▸ **Exercise brief**
Exactly and only the lines from the first entry through the line with "(6,3) rectangle (340,339);" should be copied, both ends included, with no pictures.

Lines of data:
▽
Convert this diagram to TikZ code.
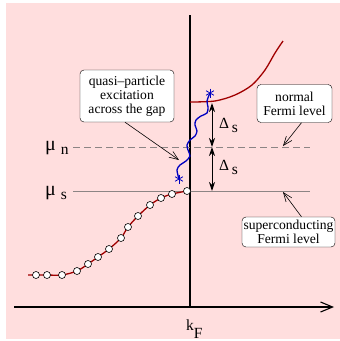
\documentclass[tikz,border=0pt]{standalone}
\usepackage{fontspec}
\setmainfont{Liberation Serif}
\usepackage{tikz}
\usetikzlibrary{positioning,arrows.meta}
\definecolor{bgpink}{HTML}{FFDEDE}
\definecolor{bandred}{HTML}{A00000}
\definecolor{wigglecol}{HTML}{0000C0}
\definecolor{levelgray}{HTML}{8C8484}
\tikzset{
  note/.style={draw, rounded corners=4pt, fill=white, align=center, inner sep=1.5pt, font=\fontsize{13.6}{13.8}\selectfont},
  pointer/.style={-{Straight Barb[length=9pt,width=7pt]}, semithick},
  axis/.style={line width=1.1pt},
  level/.style={levelgray, line width=0.9pt},
  gap/.style={{Stealth[length=9pt,width=6pt]}-{Stealth[length=9pt,width=6pt]}, line width=1pt},
  band/.style={bandred, line width=1.3pt},
  sym/.style={font=\fontsize{15.5}{15.5}\selectfont, inner sep=0pt},
  dot/.style={draw, circle, fill=white, inner sep=0pt, minimum size=7pt, line width=0.6pt}
}

\begin{document}
\begin{tikzpicture}[x=1pt, y=-1pt]
  \useasboundingbox (0,0) rectangle (340,341);
  \fill[bgpink] (6,3) rectangle (340,339);

  % axes
  \coordinate (xstart) at (14,307);
  \coordinate (xend) at (334,307);
  \coordinate (ytop) at (190,15);
  \coordinate (origin) at (190,307);
  \draw[axis] (ytop) -- (origin);
  \draw[axis, -{Straight Barb[length=12pt,width=10pt]}] (xstart) -- (xend);
  \node[sym, anchor=base west] (kf) at (186,330) {k\raisebox{-8pt}{F}};

  % chemical potentials
  \coordinate (mun0) at (73,147);
  \coordinate (mun1) at (310,147);
  \coordinate (mus0) at (73,191);
  \coordinate (mus1) at (310,191);
  \draw[level, dash pattern=on 7pt off 4pt] (mun0) -- (mun1);
  \draw[level] (mus0) -- (mus1);
  \node[sym, anchor=base west] (mun) at (45,150) {{\fontsize{20}{20}\selectfont μ}\hspace{5pt}\raisebox{-4pt}{n}};
  \node[sym, anchor=base west] (mus) at (45,195) {{\fontsize{20}{20}\selectfont μ}\hspace{5pt}\raisebox{-4pt}{s}};

  % bands
  \draw[band] plot[smooth] coordinates {(190,102) (215,101) (235,95) (252,85) (265,70) (275,53) (283,41)};
  \draw[band] plot[smooth] coordinates {(28,275) (36,275) (47,275) (62,275) (77,271) (88,264) (98,257) (109,249) (121,238) (128,227) (138,216) (150,205) (161,198) (172,194) (187,191)};
  \foreach \p [count=\i] in {(36,275),(47,275),(62,275),(77,271),(88,264),(98,257),(109,249),(121,238),(128,227),(138,216),(150,205),(161,198),(172,194),(187,191)}
    \node[dot] (occ\i) at \p {};

  % gap
  \coordinate (gaptop) at (212,103);
  \coordinate (gapmid) at (212,147);
  \coordinate (gapbot) at (212,191);
  \draw[gap] (gaptop) -- (gapmid);
  \draw[gap] (gapmid) -- (gapbot);
  \node[sym, anchor=base west] (dup) at (219,128) {Δ\,\raisebox{-4pt}{s}};
  \node[sym, anchor=base west] (ddown) at (219,170) {Δ\,\raisebox{-4pt}{s}};

  % excitation
  \coordinate (qlow) at (179,179);
  \coordinate (qhigh) at (210,93);
  \draw[wigglecol, line width=1.3pt] plot[smooth] coordinates {(179,179) (177,170) (180,165) (186,161) (190,156) (188,150) (187,145) (190,140) (195,136) (197,131) (195,125) (196,120) (201,116) (207,113) (208,107) (207,101) (210,93)};
  \foreach \q in {qlow,qhigh}
    \foreach \a in {90,30,150}
      \draw[wigglecol, line width=0.8pt] ([shift={(\a:4.5pt)}]\q) -- ([shift={(\a+180:4.5pt)}]\q);

  % notes
  \node[note, minimum width=94pt, minimum height=52pt] (qp) at (127,96) {quasi–particle\\excitation\\across the gap};
  \node[note, minimum width=75pt, minimum height=38pt] (nf) at (294.5,103.5) {normal\\Fermi level};
  \node[note, minimum width=93pt, minimum height=30pt] (sf) at (288.5,232) {superconducting\\Fermi level};
  \coordinate (qptip) at (179,160);
  \coordinate (nftip) at (283,146);
  \coordinate (sftip) at (283,192);
  \draw[pointer] ([xshift=-2pt]qp.south) -- (qptip);
  \draw[pointer] ([xshift=7pt]nf.south) -- (nftip);
  \draw[pointer] ([xshift=13pt]sf.north) -- (sftip);
\end{tikzpicture}
\end{document}
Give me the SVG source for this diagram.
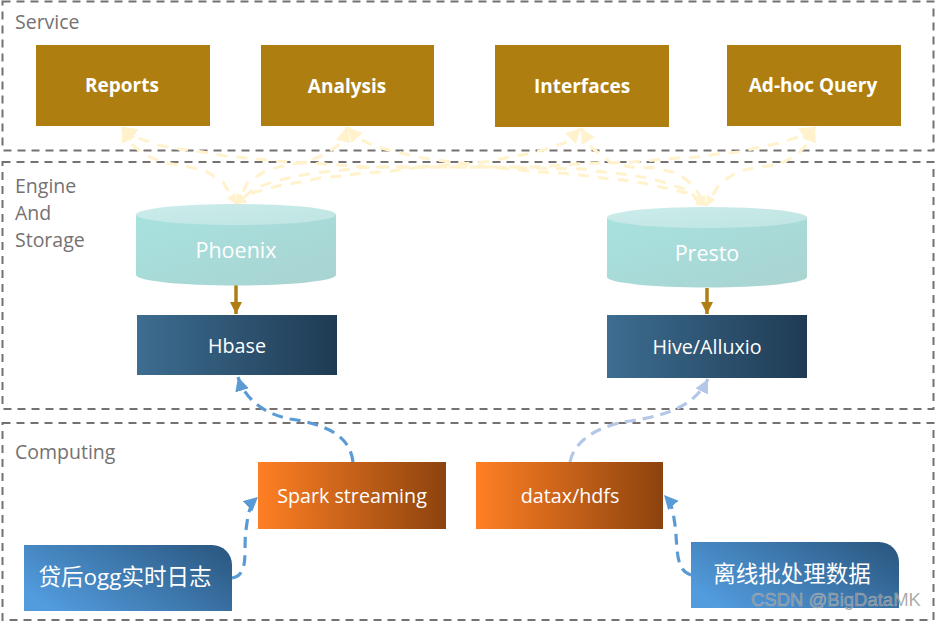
<svg xmlns="http://www.w3.org/2000/svg" width="936" height="621" viewBox="0 0 936 621">
<style>
.zone{fill:none;stroke:#767171;stroke-width:2;stroke-dasharray:8 6}
.zl{font:19.500px "Open Sans","Liberation Sans",sans-serif;fill:#767171}
.gold{fill:#AE7F10}
.gt{font:bold 19px "Open Sans","Liberation Sans",sans-serif;fill:#fff;text-anchor:middle}
.wt{font:19.700px "Open Sans","Liberation Sans",sans-serif;fill:#fff;text-anchor:middle}
.big{font:21.500px "Open Sans","Liberation Sans",sans-serif;fill:#fff;text-anchor:middle}
.cjk{font:22.500px "Open Sans","Noto Sans CJK SC",sans-serif;fill:#fff;text-anchor:middle}
.y{fill:none;stroke:#FFF2CC;stroke-width:3;stroke-linejoin:round;stroke-dasharray:11 9;marker-start:url(#ya);marker-end:url(#yb)}
.b{fill:none;stroke:#5B9BD5;stroke-width:3.200;stroke-dasharray:11 7;marker-end:url(#ba)}
.lb{fill:none;stroke:#B4C7E7;stroke-width:3.200;stroke-dasharray:11 7;marker-end:url(#la)}
.g{fill:none;stroke:#AE7F10;stroke-width:3.500;marker-end:url(#ga)}
</style>
<defs>
<marker id="ya" markerUnits="userSpaceOnUse" markerWidth="17" markerHeight="17" refX="15" refY="7.500" orient="auto-start-reverse"><path d="M0,0L15,7.500L0,15z" fill="#FFF2CC"/></marker>
<marker id="yb" markerUnits="userSpaceOnUse" markerWidth="12" markerHeight="12" refX="10" refY="5" orient="auto"><path d="M0,0L10,5L0,10z" fill="#FFF2CC"/></marker>
<marker id="ba" markerUnits="userSpaceOnUse" markerWidth="17" markerHeight="17" refX="14" refY="7" orient="auto"><path d="M0,0L14,7L0,14z" fill="#5B9BD5"/></marker>
<marker id="la" markerUnits="userSpaceOnUse" markerWidth="17" markerHeight="17" refX="14" refY="7" orient="auto"><path d="M0,0L14,7L0,14z" fill="#B4C7E7"/></marker>
<marker id="ga" markerUnits="userSpaceOnUse" markerWidth="14" markerHeight="14" refX="12" refY="6" orient="auto"><path d="M0,0L12,6L0,12z" fill="#AE7F10"/></marker>
<linearGradient id="navy"><stop offset="0" stop-color="#3D6D91"/><stop offset="1" stop-color="#1F3B53"/></linearGradient>
<linearGradient id="orange"><stop offset="0" stop-color="#FF7F24"/><stop offset="1" stop-color="#8C430E"/></linearGradient>
<linearGradient id="blue" x1="0" y1="0.700" x2="1" y2="0.200"><stop offset="0" stop-color="#529BDD"/><stop offset="1" stop-color="#2C5A84"/></linearGradient>
<linearGradient id="teal" x1="0" y1="0" x2="1" y2="1"><stop offset="0" stop-color="#A7E2DF"/><stop offset="1" stop-color="#A9D3D1"/></linearGradient>
<linearGradient id="tealtop" x1="0" y1="0" x2="1" y2="1"><stop offset="0" stop-color="#CBEDEB"/><stop offset="1" stop-color="#BFE4E2"/></linearGradient>
</defs>
<g id="zone-service"><rect class="zone" x="2.500" y="1.500" width="931" height="149"/><text class="zl" x="15" y="29">Service</text></g>
<g id="zone-engine"><rect class="zone" x="2.500" y="162" width="931" height="247"/><text class="zl" x="15" y="193">Engine</text><text class="zl" x="15" y="220">And</text><text class="zl" x="15" y="247">Storage</text></g>
<g id="zone-computing"><rect class="zone" x="2.500" y="423" width="931" height="197"/><text class="zl" x="15" y="459">Computing</text></g>
<g id="connectors">
<path class="y" d="M122,127L130,143L145,155L165,163L185,166L206,171L223,182L236,204"/>
<path class="y" d="M122,127L138,138L158,145L180,149L203,152L225,156L247,158L267,160L288,162L313,163L350,166L377,167L480,167L583,169L603,172L623,174L647,178L667,183L687,190L706,206"/>
<path class="y" d="M347,127L343,142L327,153L307,162L287,165L267,170L248,182L236,204"/>
<path class="y" d="M347,127L357,138L377,147L397,152L417,157L437,160L460,163L497,168L520,170L540,172L560,173L580,175L602,178L623,180L643,183L665,188L687,193L706,206"/>
<path class="y" d="M581,128L567,142L547,149L527,154L505,158L485,162L420,167L377,167L357,168L337,171L313,173L293,177L273,182L255,188L236,204"/>
<path class="y" d="M581,128L592,148L610,162L630,167L655,168L677,173L693,185L706,206"/>
<path class="y" d="M815,127L798,137L780,143L760,147L740,152L717,154L697,157L677,158L655,160L633,162L610,163L590,163L538,167L420,167L400,170L383,172L363,173L342,176L320,178L300,182L278,186L255,192L236,204"/>
<path class="y" d="M815,127L808,143L797,155L778,165L757,167L737,172L720,183L706,206"/>
<path class="g" d="M236,285V314"/>
<path class="g" d="M707,288V314"/>
<path class="b" d="M353,462C350,435 325,424 290,419C265,414 245,400 238,377"/>
<path class="lb" d="M570,462C574,440 600,425 630,421C670,415 695,405 708,379"/>
<path class="b" d="M232,578C250,575 243,550 246,530C248,515 249,505 258,497"/>
<path class="b" d="M691,575C675,570 678,550 675,525C673,512 673,505 664,495"/>
</g>
<g id="reports"><rect class="gold" x="36" y="45" width="174" height="81"/><text class="gt" x="122" y="92">Reports</text></g>
<g id="analysis"><rect class="gold" x="261" y="45" width="173" height="81"/><text class="gt" x="347" y="93">Analysis</text></g>
<g id="interfaces"><rect class="gold" x="495" y="45" width="174" height="82"/><text class="gt" x="582" y="93">Interfaces</text></g>
<g id="adhoc"><rect class="gold" x="727" y="45" width="174" height="81"/><text class="gt" x="813" y="92">Ad-hoc Query</text></g>
<g id="phoenix"><path d="M136,214.500V275A100,10.500 0 0 0 336,275V214.500z" fill="url(#teal)"/><ellipse cx="236" cy="214.500" rx="100" ry="10.500" fill="url(#tealtop)"/><text class="big" x="236" y="258">Phoenix</text></g>
<g id="presto"><path d="M607,217.500V277A100,10.500 0 0 0 807,277V217.500z" fill="url(#teal)"/><ellipse cx="707" cy="217.500" rx="100" ry="10.500" fill="url(#tealtop)"/><text class="big" x="707" y="261">Presto</text></g>
<g id="hbase"><rect x="137" y="315" width="200" height="60" fill="url(#navy)"/><text class="wt" x="237" y="353">Hbase</text></g>
<g id="hive"><rect x="607" y="315" width="200" height="63" fill="url(#navy)"/><text class="wt" x="707" y="354">Hive/Alluxio</text></g>
<g id="spark"><rect x="258" y="462" width="188" height="67" fill="url(#orange)"/><text class="wt" x="352" y="503">Spark streaming</text></g>
<g id="datax"><rect x="476" y="462" width="187" height="67" fill="url(#orange)"/><text class="wt" x="570" y="503">datax/hdfs</text></g>
<g id="ogg"><path d="M24,545H212A20,20 0 0 1 232,565V611H24z" fill="url(#blue)"/><text class="cjk" x="125" y="585">贷后ogg实时日志</text></g>
<g id="offline"><path d="M691,542H879A20,20 0 0 1 899,562V608H691z" fill="url(#blue)"/><text class="cjk" x="792" y="582">离线批处理数据</text></g>
<text x="751" y="606" font-family="Liberation Sans,sans-serif" font-size="18.500" fill="#8c8c8c" fill-opacity="0.85" stroke="#fff" stroke-opacity="0.35" stroke-width="0.6">CSDN @BigDataMK</text>
</svg>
△
▸ **The reply**
Convert this diagram to TikZ code.
\documentclass[tikz,border=0pt]{standalone}
\usepackage{fontspec}
\setmainfont{Liberation Serif}
\usepackage{tikz}
\usetikzlibrary{positioning,arrows.meta}
\definecolor{bgpink}{HTML}{FFDEDE}
\definecolor{bandred}{HTML}{A00000}
\definecolor{wigglecol}{HTML}{0000C0}
\definecolor{levelgray}{HTML}{8C8484}
\tikzset{
  note/.style={draw, rounded corners=4pt, fill=white, align=center, inner sep=1.5pt, font=\fontsize{13.6}{13.8}\selectfont},
  pointer/.style={-{Straight Barb[length=9pt,width=7pt]}, semithick},
  axis/.style={line width=1.1pt},
  level/.style={levelgray, line width=0.9pt},
  gap/.style={{Stealth[length=9pt,width=6pt]}-{Stealth[length=9pt,width=6pt]}, line width=1pt},
  band/.style={bandred, line width=1.3pt},
  sym/.style={font=\fontsize{15.5}{15.5}\selectfont, inner sep=0pt},
  dot/.style={draw, circle, fill=white, inner sep=0pt, minimum size=7pt, line width=0.6pt}
}

\begin{document}
\begin{tikzpicture}[x=1pt, y=-1pt]
  \useasboundingbox (0,0) rectangle (340,341);
  \fill[bgpink] (6,3) rectangle (340,339);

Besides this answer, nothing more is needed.